Entries with chart source code
* * * *

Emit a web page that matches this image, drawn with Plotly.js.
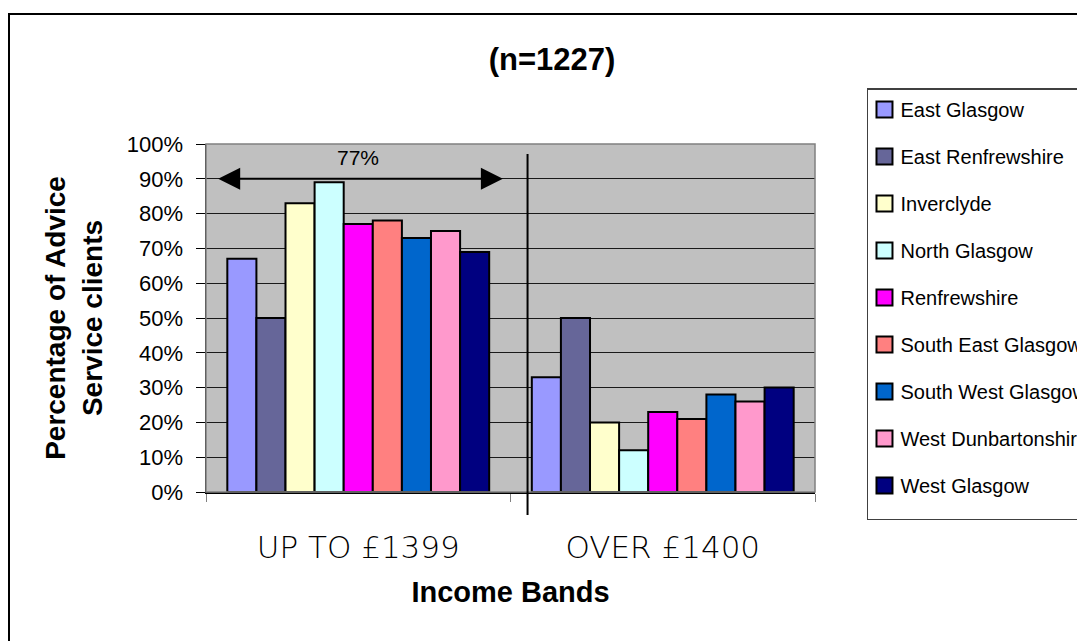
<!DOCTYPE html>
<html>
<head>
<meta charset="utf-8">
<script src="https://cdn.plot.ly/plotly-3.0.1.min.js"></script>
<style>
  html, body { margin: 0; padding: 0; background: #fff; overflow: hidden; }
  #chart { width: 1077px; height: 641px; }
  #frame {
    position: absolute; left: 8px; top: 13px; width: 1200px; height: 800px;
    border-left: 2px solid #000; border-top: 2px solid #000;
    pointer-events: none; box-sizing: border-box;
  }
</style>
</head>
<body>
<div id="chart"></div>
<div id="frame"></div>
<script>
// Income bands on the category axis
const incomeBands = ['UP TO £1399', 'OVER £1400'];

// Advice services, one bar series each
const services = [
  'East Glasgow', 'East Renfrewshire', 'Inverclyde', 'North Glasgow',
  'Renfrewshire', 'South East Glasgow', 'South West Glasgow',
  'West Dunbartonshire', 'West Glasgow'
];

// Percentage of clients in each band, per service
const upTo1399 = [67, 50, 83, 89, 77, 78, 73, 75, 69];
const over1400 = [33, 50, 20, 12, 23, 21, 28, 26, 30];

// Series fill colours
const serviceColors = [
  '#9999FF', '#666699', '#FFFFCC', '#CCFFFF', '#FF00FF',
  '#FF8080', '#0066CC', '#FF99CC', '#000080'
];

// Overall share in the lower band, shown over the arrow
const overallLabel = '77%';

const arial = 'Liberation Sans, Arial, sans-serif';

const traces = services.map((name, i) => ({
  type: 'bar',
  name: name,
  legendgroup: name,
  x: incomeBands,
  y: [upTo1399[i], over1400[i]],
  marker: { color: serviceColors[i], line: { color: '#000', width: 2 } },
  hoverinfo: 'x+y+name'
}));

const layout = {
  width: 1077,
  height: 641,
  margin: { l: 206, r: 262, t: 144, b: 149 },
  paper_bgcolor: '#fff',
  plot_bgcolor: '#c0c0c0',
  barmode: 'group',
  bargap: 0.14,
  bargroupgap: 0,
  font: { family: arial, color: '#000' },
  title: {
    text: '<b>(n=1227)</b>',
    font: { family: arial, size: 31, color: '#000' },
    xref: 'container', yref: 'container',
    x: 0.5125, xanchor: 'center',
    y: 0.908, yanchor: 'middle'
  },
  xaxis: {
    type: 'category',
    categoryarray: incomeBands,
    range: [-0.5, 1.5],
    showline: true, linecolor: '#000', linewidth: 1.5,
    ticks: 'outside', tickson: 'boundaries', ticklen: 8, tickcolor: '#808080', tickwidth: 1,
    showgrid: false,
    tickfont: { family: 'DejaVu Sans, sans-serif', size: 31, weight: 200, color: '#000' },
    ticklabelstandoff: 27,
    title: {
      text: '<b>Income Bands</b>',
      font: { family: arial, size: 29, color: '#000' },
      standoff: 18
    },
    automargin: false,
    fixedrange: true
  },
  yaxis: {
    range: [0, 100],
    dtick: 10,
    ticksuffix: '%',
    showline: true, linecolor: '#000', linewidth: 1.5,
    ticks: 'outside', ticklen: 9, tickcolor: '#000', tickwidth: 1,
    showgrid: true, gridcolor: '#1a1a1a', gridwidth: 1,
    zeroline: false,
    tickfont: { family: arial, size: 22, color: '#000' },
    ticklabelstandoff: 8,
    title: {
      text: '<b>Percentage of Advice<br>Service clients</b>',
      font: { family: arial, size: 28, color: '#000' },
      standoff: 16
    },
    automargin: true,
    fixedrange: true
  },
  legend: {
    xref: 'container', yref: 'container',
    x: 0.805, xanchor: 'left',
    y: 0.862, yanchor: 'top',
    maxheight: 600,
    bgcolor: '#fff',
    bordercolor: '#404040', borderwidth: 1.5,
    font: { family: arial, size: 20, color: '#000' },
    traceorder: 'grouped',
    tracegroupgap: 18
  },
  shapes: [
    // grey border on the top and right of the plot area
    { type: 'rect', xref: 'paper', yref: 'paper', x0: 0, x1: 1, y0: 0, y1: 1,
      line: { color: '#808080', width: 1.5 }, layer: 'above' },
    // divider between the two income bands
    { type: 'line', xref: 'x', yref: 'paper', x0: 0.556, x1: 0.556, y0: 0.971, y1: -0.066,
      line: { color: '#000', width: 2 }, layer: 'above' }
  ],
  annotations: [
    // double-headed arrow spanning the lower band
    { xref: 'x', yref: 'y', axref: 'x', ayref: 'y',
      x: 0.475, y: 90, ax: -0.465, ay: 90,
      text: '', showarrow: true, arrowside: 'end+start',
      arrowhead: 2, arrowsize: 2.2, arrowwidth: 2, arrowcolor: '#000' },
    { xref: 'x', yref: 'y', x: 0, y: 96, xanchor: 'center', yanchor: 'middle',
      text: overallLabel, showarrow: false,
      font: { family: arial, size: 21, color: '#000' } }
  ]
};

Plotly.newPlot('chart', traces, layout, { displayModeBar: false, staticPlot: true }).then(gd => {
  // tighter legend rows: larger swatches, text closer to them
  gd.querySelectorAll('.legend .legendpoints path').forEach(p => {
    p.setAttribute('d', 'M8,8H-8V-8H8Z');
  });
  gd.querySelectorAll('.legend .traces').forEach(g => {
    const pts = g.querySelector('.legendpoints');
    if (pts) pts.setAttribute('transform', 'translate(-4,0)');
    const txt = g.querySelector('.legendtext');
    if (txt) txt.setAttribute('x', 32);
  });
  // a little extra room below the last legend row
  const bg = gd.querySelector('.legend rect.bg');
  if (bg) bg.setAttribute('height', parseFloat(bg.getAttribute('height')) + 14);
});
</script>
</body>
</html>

* * * *

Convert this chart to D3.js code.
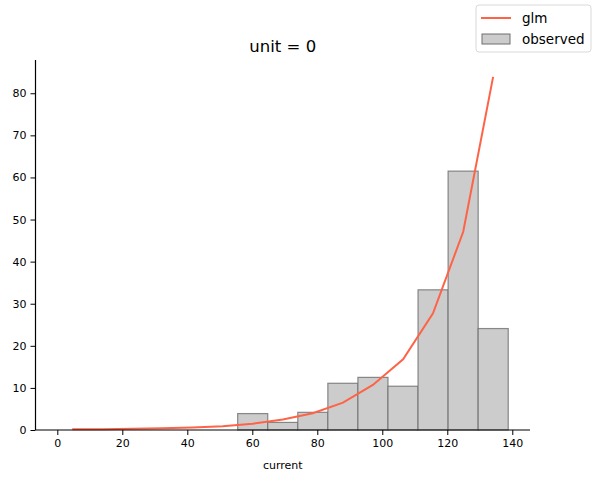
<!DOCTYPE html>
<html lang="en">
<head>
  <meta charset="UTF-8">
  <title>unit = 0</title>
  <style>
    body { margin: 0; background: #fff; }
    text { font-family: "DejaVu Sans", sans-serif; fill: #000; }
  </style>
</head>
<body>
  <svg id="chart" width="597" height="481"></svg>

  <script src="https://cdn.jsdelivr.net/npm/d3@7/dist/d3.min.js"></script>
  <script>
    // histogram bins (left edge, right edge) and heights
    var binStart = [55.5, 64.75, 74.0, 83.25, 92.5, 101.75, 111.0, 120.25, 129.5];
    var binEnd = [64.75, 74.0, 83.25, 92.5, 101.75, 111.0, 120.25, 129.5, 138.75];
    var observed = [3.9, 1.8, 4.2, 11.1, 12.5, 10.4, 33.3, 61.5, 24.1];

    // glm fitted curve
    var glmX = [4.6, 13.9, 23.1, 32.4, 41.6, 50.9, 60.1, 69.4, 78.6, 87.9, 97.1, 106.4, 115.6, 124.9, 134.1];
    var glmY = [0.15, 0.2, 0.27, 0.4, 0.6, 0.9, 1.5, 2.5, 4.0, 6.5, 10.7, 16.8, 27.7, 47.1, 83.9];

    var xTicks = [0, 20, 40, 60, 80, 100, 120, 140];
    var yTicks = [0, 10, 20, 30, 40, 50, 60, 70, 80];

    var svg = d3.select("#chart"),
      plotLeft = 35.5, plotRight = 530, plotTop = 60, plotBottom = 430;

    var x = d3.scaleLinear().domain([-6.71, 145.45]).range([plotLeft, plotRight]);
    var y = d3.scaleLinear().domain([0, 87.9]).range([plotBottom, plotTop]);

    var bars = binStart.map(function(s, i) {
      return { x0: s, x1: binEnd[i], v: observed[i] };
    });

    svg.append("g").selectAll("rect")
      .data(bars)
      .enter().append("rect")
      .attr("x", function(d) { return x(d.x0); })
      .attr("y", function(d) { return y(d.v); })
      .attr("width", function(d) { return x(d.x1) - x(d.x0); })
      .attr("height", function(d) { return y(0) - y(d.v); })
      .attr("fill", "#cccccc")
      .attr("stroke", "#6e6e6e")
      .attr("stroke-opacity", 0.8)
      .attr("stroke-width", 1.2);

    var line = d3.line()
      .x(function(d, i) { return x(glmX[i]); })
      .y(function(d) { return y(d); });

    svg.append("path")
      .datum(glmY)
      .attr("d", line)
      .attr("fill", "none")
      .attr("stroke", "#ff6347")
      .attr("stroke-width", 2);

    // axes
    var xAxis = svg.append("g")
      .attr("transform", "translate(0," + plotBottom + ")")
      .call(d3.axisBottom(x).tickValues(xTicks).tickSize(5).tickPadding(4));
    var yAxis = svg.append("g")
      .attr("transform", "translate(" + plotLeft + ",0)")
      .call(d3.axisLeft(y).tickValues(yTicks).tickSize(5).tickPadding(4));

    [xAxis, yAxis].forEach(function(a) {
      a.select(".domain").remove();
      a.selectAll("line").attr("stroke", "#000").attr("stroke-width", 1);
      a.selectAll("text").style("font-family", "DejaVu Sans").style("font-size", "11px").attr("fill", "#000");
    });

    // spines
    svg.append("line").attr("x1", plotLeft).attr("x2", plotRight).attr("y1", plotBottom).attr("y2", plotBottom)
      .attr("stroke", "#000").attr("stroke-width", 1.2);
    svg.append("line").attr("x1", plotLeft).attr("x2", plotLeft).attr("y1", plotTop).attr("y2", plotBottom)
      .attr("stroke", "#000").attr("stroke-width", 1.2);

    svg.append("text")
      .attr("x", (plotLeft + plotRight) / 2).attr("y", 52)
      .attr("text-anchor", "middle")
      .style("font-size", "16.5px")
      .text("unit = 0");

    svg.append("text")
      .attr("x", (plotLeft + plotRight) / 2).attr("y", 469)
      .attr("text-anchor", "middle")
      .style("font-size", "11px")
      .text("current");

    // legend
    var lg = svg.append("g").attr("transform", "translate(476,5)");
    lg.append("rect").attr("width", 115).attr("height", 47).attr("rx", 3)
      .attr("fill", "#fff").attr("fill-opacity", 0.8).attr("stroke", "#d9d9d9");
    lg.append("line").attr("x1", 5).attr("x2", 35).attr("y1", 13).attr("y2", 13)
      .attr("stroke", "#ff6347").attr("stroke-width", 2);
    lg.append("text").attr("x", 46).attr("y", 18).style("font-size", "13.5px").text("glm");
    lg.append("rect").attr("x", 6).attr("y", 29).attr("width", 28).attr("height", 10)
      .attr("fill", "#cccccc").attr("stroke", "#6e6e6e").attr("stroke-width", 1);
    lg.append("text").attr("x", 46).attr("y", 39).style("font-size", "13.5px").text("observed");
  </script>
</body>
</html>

* * * *

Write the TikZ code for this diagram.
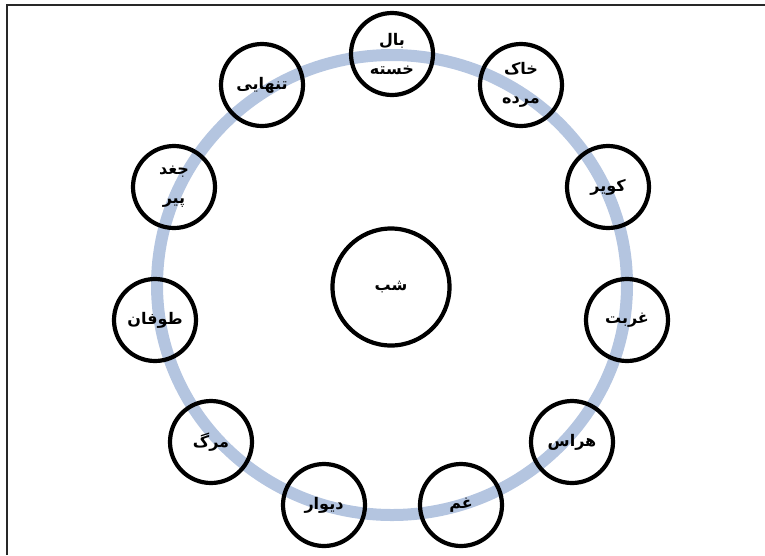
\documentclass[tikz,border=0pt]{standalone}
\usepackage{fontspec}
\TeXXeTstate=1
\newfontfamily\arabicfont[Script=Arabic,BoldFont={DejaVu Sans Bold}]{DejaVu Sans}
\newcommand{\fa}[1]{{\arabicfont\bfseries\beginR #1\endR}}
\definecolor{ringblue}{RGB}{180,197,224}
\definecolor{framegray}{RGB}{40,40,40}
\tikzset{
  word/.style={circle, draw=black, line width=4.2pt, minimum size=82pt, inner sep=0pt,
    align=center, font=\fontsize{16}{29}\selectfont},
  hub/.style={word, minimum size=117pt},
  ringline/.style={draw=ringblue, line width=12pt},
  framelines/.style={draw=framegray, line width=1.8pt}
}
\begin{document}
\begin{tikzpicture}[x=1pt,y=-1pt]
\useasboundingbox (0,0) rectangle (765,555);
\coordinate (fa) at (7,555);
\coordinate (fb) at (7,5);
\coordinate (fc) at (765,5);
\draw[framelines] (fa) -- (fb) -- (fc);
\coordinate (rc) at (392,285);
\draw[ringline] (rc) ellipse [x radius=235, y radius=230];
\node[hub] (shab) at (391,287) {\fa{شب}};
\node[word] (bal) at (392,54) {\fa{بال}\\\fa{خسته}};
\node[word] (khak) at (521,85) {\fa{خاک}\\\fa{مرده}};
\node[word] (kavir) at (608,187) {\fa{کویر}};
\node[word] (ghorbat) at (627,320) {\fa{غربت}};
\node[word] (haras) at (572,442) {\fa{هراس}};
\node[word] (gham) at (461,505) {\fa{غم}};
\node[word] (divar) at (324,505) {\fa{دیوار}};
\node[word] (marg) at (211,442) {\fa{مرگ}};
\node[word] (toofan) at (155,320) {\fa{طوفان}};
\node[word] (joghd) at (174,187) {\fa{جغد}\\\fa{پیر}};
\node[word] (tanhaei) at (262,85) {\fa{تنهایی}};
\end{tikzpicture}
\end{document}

* * * *

**What is required**
Print exactly what appears from the line holding "Emit a web page" down to the line holding "const overallLabel = '77%';", both ends kept, leaving out the pictures.

**The output**
Emit a web page that matches this image, drawn with Plotly.js.
<!DOCTYPE html>
<html>
<head>
<meta charset="utf-8">
<script src="https://cdn.plot.ly/plotly-3.0.1.min.js"></script>
<style>
  html, body { margin: 0; padding: 0; background: #fff; overflow: hidden; }
  #chart { width: 1077px; height: 641px; }
  #frame {
    position: absolute; left: 8px; top: 13px; width: 1200px; height: 800px;
    border-left: 2px solid #000; border-top: 2px solid #000;
    pointer-events: none; box-sizing: border-box;
  }
</style>
</head>
<body>
<div id="chart"></div>
<div id="frame"></div>
<script>
// Income bands on the category axis
const incomeBands = ['UP TO £1399', 'OVER £1400'];

// Advice services, one bar series each
const services = [
  'East Glasgow', 'East Renfrewshire', 'Inverclyde', 'North Glasgow',
  'Renfrewshire', 'South East Glasgow', 'South West Glasgow',
  'West Dunbartonshire', 'West Glasgow'
];

// Percentage of clients in each band, per service
const upTo1399 = [67, 50, 83, 89, 77, 78, 73, 75, 69];
const over1400 = [33, 50, 20, 12, 23, 21, 28, 26, 30];

// Series fill colours
const serviceColors = [
  '#9999FF', '#666699', '#FFFFCC', '#CCFFFF', '#FF00FF',
  '#FF8080', '#0066CC', '#FF99CC', '#000080'
];

// Overall share in the lower band, shown over the arrow
const overallLabel = '77%';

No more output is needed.